Buried within that tale was a reference that Huawei had copied in Australian Signals Directorate chief Mike Burgess on a tweet that it had demonstrated that separation between the 5G radio access network and its core was possible – something Burgess has claimed is not possible and the main reason why Huawei has been banned by Australia.
|
Anything that paints Huawei in a good light is Communist propaganda in the eyes of journalists such as these.
For all the talk of spying by Huawei, one has yet to see any evidence of such activity. There have, however, been backdoors disclosed in equipment from global networking vendor Cisco, one which the company buried therein. Yet there has never been any talk of banning Cisco equipment from the Internet.
There has also been a verified account of the American NSA spy agency planting backdoors in Cisco equipment when it was en route to certain customers.
But then Cisco is an American company. It ain't got no truck with those Communists. So too the NSA, which is as American as apple pie. And you know that anything American cannot be involved in anything shady.
The argument one hears often is that under Chinese law, Beijing can ask any Chinese company to assist in the task of espionage. But then nobody mentions that the situation in the US is the same – and, in fact, the NSA has already used the good offices of Messrs Google Verizon, Apple, Microsoft et al to spy on all and sundry. The agency has paid companies to obtain data on their customers. After the Snowden revelations, this is no figment of one's imagination.

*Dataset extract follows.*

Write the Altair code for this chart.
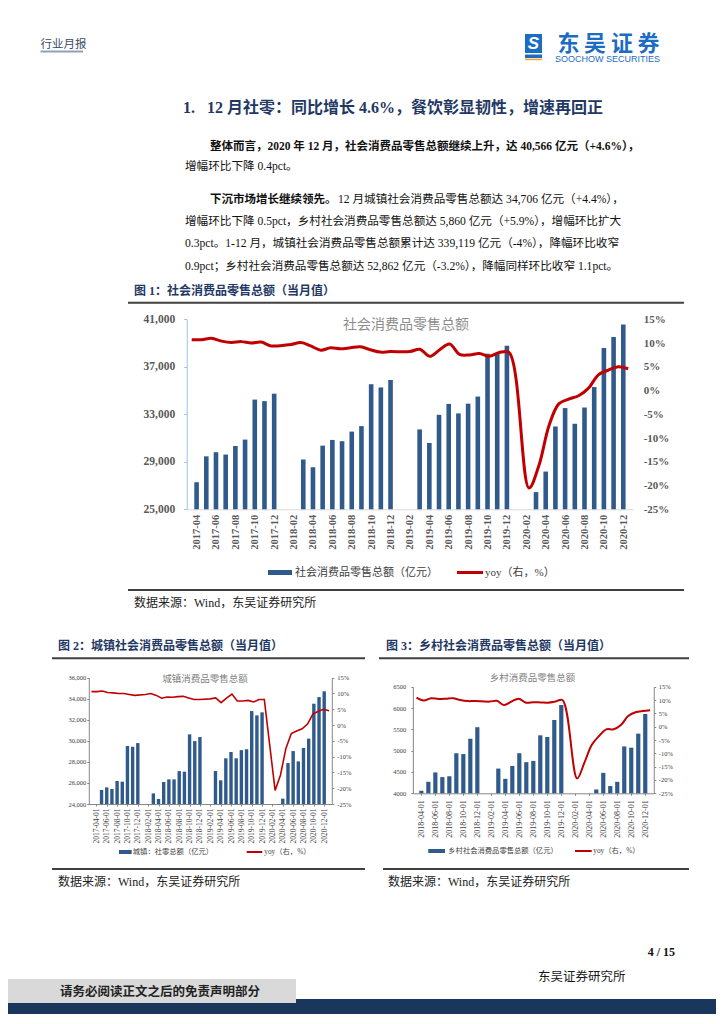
import json
import altair as alt
import pandas as pd

OX, OY = 8, 8          # page margin: canvas origin in screenshot pixels
W, H = 708, 1006       # canvas size

FONT = "'Liberation Serif', 'Noto Sans CJK SC'"
CJK = "'Noto Sans CJK SC'"
SERIF = "Liberation Serif"

BAR = "#305A8C"
RED = "#C00000"
NAVY = "#1F3864"

# ---------------- data ----------------
months1 = ["2017-04", "2017-05", "2017-06", "2017-07", "2017-08", "2017-09", "2017-10", "2017-11", "2017-12",
           "2018-01", "2018-02", "2018-03", "2018-04", "2018-05", "2018-06", "2018-07", "2018-08", "2018-09",
           "2018-10", "2018-11", "2018-12",
           "2019-01", "2019-02", "2019-03", "2019-04", "2019-05", "2019-06", "2019-07", "2019-08", "2019-09",
           "2019-10", "2019-11", "2019-12",
           "2020-01", "2020-02", "2020-03", "2020-04", "2020-05", "2020-06", "2020-07", "2020-08", "2020-09",
           "2020-10", "2020-11", "2020-12"]

total_retail = [27278, 29459, 29808, 29610, 30330, 30870, 34240, 34108, 34734,
                None, None, 29194, 28542, 30359, 30842, 30734, 31542, 32005, 35534, 35260, 35893,
                None, None, 31726, 30586, 32956, 33878, 33073, 33896, 34495, 38104, 38094, 38777,
                None, None, 26450, 28178, 31973, 33526, 32203, 33571, 35295, 38576, 39514, 40566]
total_yoy = [10.7, 10.7, 11.0, 10.4, 10.1, 10.3, 10.0, 10.2, 9.4,
             None, 9.7, 10.1, 9.4, 8.5, 9.0, 8.8, 9.0, 9.2, 8.6, 8.1, 8.2,
             None, 8.2, 8.7, 7.2, 8.6, 9.8, 7.6, 7.5, 7.8, 7.2, 8.0, 8.0,
             None, -20.5, -15.8, -7.5, -2.8, -1.8, -1.1, 0.5, 3.3, 4.3, 5.0, 4.6]

labels2 = [m + "-01" for m in months1]
urban_retail = [23400, 25330, 25580, 25420, 26190, 26120, 29510, 29440, 29790,
                None, None, 25010, 24480, 26090, 26340, 26340, 27130, 27070, 30620, 29980, 30360,
                None, None, 27130, 26250, 28340, 28940, 28340, 29120, 29200, 32830, 32420, 32710,
                None, None, 22600, 24510, 27890, 29030, 28050, 29320, 30210, 33530, 34160, 34706]
urban_yoy = [10.6, 10.6, 10.8, 10.3, 10.2, 10.0, 10.0, 9.7, 9.4,
             None, 9.7, 10.0, 9.4, 8.5, 8.9, 8.8, 9.0, 9.1, 8.6, 8.1, 8.1,
             None, 8.3, 8.6, 7.1, 8.5, 9.8, 7.6, 7.6, 7.8, 7.3, 8.1, 8.1,
             None, -20.7, -15.8, -7.4, -2.7, -1.9, -1.2, 0.3, 3.5, 4.4, 5.0, 4.5]

months3 = ["2018-04-01", "2018-05-01", "2018-06-01", "2018-07-01", "2018-08-01", "2018-09-01",
           "2018-10-01", "2018-11-01", "2018-12-01",
           "2019-01-01", "2019-02-01", "2019-03-01", "2019-04-01", "2019-05-01", "2019-06-01",
           "2019-07-01", "2019-08-01", "2019-09-01", "2019-10-01", "2019-11-01", "2019-12-01",
           "2020-01-01", "2020-02-01", "2020-03-01", "2020-04-01", "2020-05-01", "2020-06-01",
           "2020-07-01", "2020-08-01", "2020-09-01", "2020-10-01", "2020-11-01", "2020-12-01"]
rural_retail = [4060, 4270, 4490, 4380, 4400, 4940, 4920, 5280, 5550,
                None, None, 4580, 4340, 4640, 4940, 4730, 4760, 5360, 5320, 5720, 6070,
                None, None, 3850, 3670, 4090, 4480, 4170, 4270, 5100, 5070, 5400, 5860]
rural_yoy = [10.9, 9.8, 10.7, 10.4, 10.5, 10.7, 10.0, 9.6, 9.6,
             None, 9.4, 9.7, 8.1, 9.4, 10.5, 9.0, 9.2, 9.1, 9.0, 9.4, 10.0,
             None, -19.4, -13.5, -6.9, -3.5, -1.0, -1.0, 0.6, 4.0, 5.4, 5.9, 6.2]

pct_ticks = [-25, -20, -15, -10, -5, 0, 5, 10, 15]


# ---------------- helpers ----------------
def txt(items, size, color="#1a1a1a", weight="normal", font=FONT, align="left", baseline="middle", italic=False):
    df = pd.DataFrame([{"x": x - OX, "y": y - OY, "t": t} for (t, x, y) in items])
    kw = dict(fontSize=size, color=color, fontWeight=weight, font=font, align=align, baseline=baseline)
    if italic:
        kw["fontStyle"] = "italic"
    return alt.Chart(df).mark_text(**kw).encode(
        x=alt.X("x:Q", scale=None, axis=None),
        y=alt.Y("y:Q", scale=None, axis=None),
        text="t:N")


def rects(rows):
    df = pd.DataFrame([{"x1": a - OX, "x2": b - OX, "y1": c - OY, "y2": d - OY, "c": col}
                       for (a, b, c, d, col) in rows])
    return alt.Chart(df).mark_rect().encode(
        x=alt.X("x1:Q", scale=None, axis=None), x2="x2:Q",
        y=alt.Y("y1:Q", scale=None, axis=None), y2="y2:Q",
        color=alt.Color("c:N", scale=None))


def rules(rows, width, color):
    df = pd.DataFrame([{"x1": a - OX, "x2": b - OX, "y": c - OY} for (a, b, c) in rows])
    return alt.Chart(df).mark_rule(strokeWidth=width, color=color).encode(
        x=alt.X("x1:Q", scale=None, axis=None), x2="x2:Q",
        y=alt.Y("y:Q", scale=None, axis=None))


def combo(labels, vals, yoy, xr, yr, ydom, bar_size, line_w, interp, xax, lax, rax):
    n = len(labels)
    df = pd.DataFrame({"idx": list(range(n)), "lab": labels, "v": vals, "yoy": yoy})
    xl, xrgt = xr[0] - OX, xr[1] - OX
    yb, yt = yr[0] - OY, yr[1] - OY
    xs = alt.Scale(domain=[-0.5, n - 0.5], range=[xl, xrgt], nice=False, zero=False)
    ys = alt.Scale(domain=ydom, range=[yb, yt], nice=False, zero=False, clamp=True)
    ys2 = alt.Scale(domain=[-25, 15], range=[yb, yt], nice=False, zero=False)
    lab_expr = json.dumps(labels) + "[datum.value]"
    x_axis = alt.Axis(orient="bottom", offset=yb - H, values=list(range(0, n, 2)), labelExpr=lab_expr,
                      labelAngle=270, title=None, grid=False, labelOverlap=False, labelFlush=False,
                      labelBound=False, labelFont=SERIF, **xax)
    l_axis = alt.Axis(orient="left", offset=-xl, title=None, grid=False, labelOverlap=False,
                      labelFont=SERIF, **lax)
    r_axis = alt.Axis(orient="right", offset=xrgt - W, title=None, grid=False, labelOverlap=False,
                      labelFont=SERIF, values=pct_ticks, labelExpr="datum.value + '%'", **rax)
    bars = alt.Chart(df).transform_filter("isValid(datum.v)").mark_bar(size=bar_size, color=BAR).encode(
        x=alt.X("idx:Q", scale=xs, axis=x_axis),
        y=alt.Y("v:Q", scale=ys, axis=l_axis),
        y2=alt.datum(ydom[0]))
    line = alt.Chart(df).transform_filter("isValid(datum.yoy)").mark_line(
        color=RED, strokeWidth=line_w, interpolate=interp).encode(
        x=alt.X("idx:Q", scale=xs, axis=None),
        y=alt.Y("yoy:Q", scale=ys2, axis=r_axis))
    return [bars, line]


layers = []

# ---------------- page decoration ----------------
layers.append(rects([
    (0, 724, 999, 1024, "#1B365D"),
    (0, 296, 979, 1003, "#D9D9D9"),
    (525, 542, 34, 53, "#1C6DC2"),
    (525, 542, 54.5, 58, "#1C6DC2"),
    (525, 542, 58.6, 60.2, "#F2A33A"),
    (268, 292, 570, 575, BAR),
    (119, 131.7, 850, 854, BAR),
    (428.3, 445, 849, 853, BAR),
]))
layers.append(rules([(40.5, 83, 51.5)], 2, "#8EA0BA"))
layers.append(rules([(128, 684, 302.7), (128, 684, 590), (52, 365, 658.3), (379, 689, 658.3),
                     (52, 365, 869), (383, 689, 869)], 2, "#404040"))
layers.append(rules([(457, 483, 572.5)], 3, RED))
layers.append(rules([(246.7, 262.3, 852), (575, 591.7, 851)], 2, RED))

# header
layers.append(txt([("行业月报", 40.5, 44.5)], 11.5, color="#3B4A63", font=CJK))
layers.append(txt([("S", 533.5, 44)], 17, color="white", weight="bold", font="Liberation Sans",
                  align="center", italic=True))
layers.append(txt([("东", 568.4, 43.8), ("吴", 595.1, 43.8), ("证", 621.9, 43.8), ("券", 648.6, 43.8)],
                  22, color="#1C6DC2", weight="bold", font=CJK, align="center"))
layers.append(txt([("SOOCHOW SECURITIES", 555, 58.8)], 9, color="#1C6DC2", font="Liberation Sans"))

# section title and paragraphs
layers.append(txt([("1.\u00a0\u00a0 12 月社零：同比增长 4.6%，餐饮彰显韧性，增速再回正", 183, 107.5)], 16,
                  color=NAVY, weight="bold"))
layers.append(txt([("整体而言，2020 年 12 月，社会消费品零售总额继续上升，达 40,566 亿元（+4.6%），", 210, 146.7),
                   ("下沉市场增长继续领先。", 210, 200)], 11.5, color="#111111", weight="bold"))
layers.append(txt([("增幅环比下降 0.4pct。", 185, 166.7),
                   ("12 月城镇社会消费品零售总额达 34,706 亿元（+4.4%），", 338, 200),
                   ("增幅环比下降 0.5pct，乡村社会消费品零售总额达 5,860 亿元（+5.9%），增幅环比扩大", 185, 221.7),
                   ("0.3pct。1-12 月，城镇社会消费品零售总额累计达 339,119 亿元（-4%），降幅环比收窄", 185, 244.3),
                   ("0.9pct；乡村社会消费品零售总额达 52,862 亿元（-3.2%），降幅同样环比收窄 1.1pct。", 185, 266.7)],
                  11.6, color="#111111"))

# figure titles
layers.append(txt([("图 1：社会消费品零售总额（当月值）", 134, 291),
                   ("图 2：城镇社会消费品零售总额（当月值）", 58, 646),
                   ("图 3：乡村社会消费品零售总额（当月值）", 386, 646)], 12, color=NAVY, weight="bold"))

# chart inner titles
layers.append(txt([("社会消费品零售总额", 406, 325)], 14, color="#8C8C8C", font=CJK, align="center"))
layers.append(txt([("城镇消费品零售总额", 205, 679), ("乡村消费品零售总额", 532.5, 678)], 9.5,
                  color="#7F7F7F", font=CJK, align="center"))

# legends
layers.append(txt([("社会消费品零售总额（亿元）", 295, 572.5), ("yoy（右，%）", 485, 572.5)], 11,
                  color="#404040"))
layers.append(txt([("城镇：社零总额（亿元）", 132.8, 852), ("yoy（右，%）", 264.3, 852),
                   ("乡村社会消费品零售总额（亿元）", 448.3, 851), ("yoy（右，%）", 593.3, 851)], 7.3,
                  color="#404040"))

# sources
layers.append(txt([("数据来源：Wind，东吴证券研究所", 134, 603), ("数据来源：Wind，东吴证券研究所", 58, 882),
                   ("数据来源：Wind，东吴证券研究所", 388, 882)], 12, color="#222222"))

# footer
layers.append(txt([("4 / 15", 675, 952)], 12, color="#111111", weight="bold", align="right"))
layers.append(txt([("东吴证券研究所", 538, 977)], 12.5, color="#1a1a1a"))
layers.append(txt([("请务必阅读正文之后的免责声明部分", 60, 991.5)], 12.5, color="#222222", weight="bold"))

# ---------------- charts ----------------
COMMA = "format(datum.value, ',')"

layers += combo(
    months1, total_retail, total_yoy,
    xr=(186.74, 633.14), yr=(509.3, 319.3), ydom=[25000, 41000], bar_size=4.6, line_w=3,
    interp="catmull-rom",
    xax=dict(labelFontSize=10.5, labelFontWeight="bold", labelColor="#595959", domainColor="#D9D9D9",
             ticks=False, labelPadding=5),
    lax=dict(values=[25000, 29000, 33000, 37000, 41000], labelExpr=COMMA, labelFontSize=11.5,
             labelFontWeight="bold", labelColor="#595959", domainColor="#9DC3E6", tickColor="#9DC3E6",
             tickSize=3, labelPadding=9),
    rax=dict(labelFontSize=11, labelFontWeight="bold", labelColor="#595959", domain=False, ticks=False,
             labelPadding=10))

layers += combo(
    labels2, urban_retail, urban_yoy,
    xr=(88.8, 331.8), yr=(804, 677.7), ydom=[24000, 36000], bar_size=3.4, line_w=1.6,
    interp="linear",
    xax=dict(labelFontSize=7.5, labelColor="#404040", domainColor="#868686", tickColor="#868686",
             tickSize=2, labelPadding=2),
    lax=dict(values=[24000, 26000, 28000, 30000, 32000, 34000, 36000], labelExpr=COMMA, labelFontSize=6.5,
             labelColor="#404040", domainColor="#868686", tickColor="#868686", tickSize=2, labelPadding=1),
    rax=dict(labelFontSize=6.5, labelColor="#404040", domainColor="#868686", tickColor="#868686",
             tickSize=2, labelPadding=3))

layers += combo(
    months3, rural_retail, rural_yoy,
    xr=(412.85, 653.75), yr=(793.3, 686.7), ydom=[4000, 6500], bar_size=4.2, line_w=2,
    interp="catmull-rom",
    xax=dict(labelFontSize=8, labelColor="#404040", domainColor="#868686", tickColor="#868686",
             tickSize=2, labelPadding=4.5),
    lax=dict(values=[4000, 4500, 5000, 5500, 6000, 6500], labelExpr="format(datum.value, 'd')",
             labelFontSize=6.5, labelColor="#404040", domainColor="#868686", tickColor="#868686",
             tickSize=2, labelPadding=5),
    rax=dict(labelFontSize=6.5, labelColor="#404040", domainColor="#868686", tickColor="#868686",
             tickSize=2, labelPadding=2.5))

chart = alt.layer(*layers).resolve_scale(x="independent", y="independent").properties(
    width=W, height=H, padding=0, autosize=alt.AutoSizeParams(type="none"),
    background="white").configure_view(stroke=None)

chart.save("out.html", embed_options={"renderer": "svg", "actions": False})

To digress a bit, Australian journalists are also prone to work themselves into a lather whenever they mention the fact that China has developed islands in the South China Sea as a military base. But there is never a mention of the equally indisputable fact that the US has about 40 military bases in the Pacific, completely ring-fencing China.
Nope, American spying good. Chinese spying bad.
This morning, I was struck by some posts on an American website known as Slashdot; responding to a post about Huawei asking for proof to justify the US and other countries' claims that it is involved in spying, several people responded by saying that they would prefer to buy Huawei phones.
Crazy? No, their argument was that China could do nothing to them even if it were spying on them, whereas if they were spied on by the NSA and the CIA — through American devices — then they were indeed in danger.
The level of espionage carried out by the NSA and the CIA is far in excess of anything indulged in by China, Russia, Iran or North Korea – the four countries that are most often blamed for cyber intrusions. But one never hears of any American cyber activity at all; when it comes to that, American journalists, for all their talk of democracy and a free press, become fiercely patriotic.
So I guess the mud being thrown at Huawei will continue, until the US is satisfied that it has saved its allies from the danger of Chinese spying.
People who look for logic in this nakedly political exercise are searching for pearls in mud.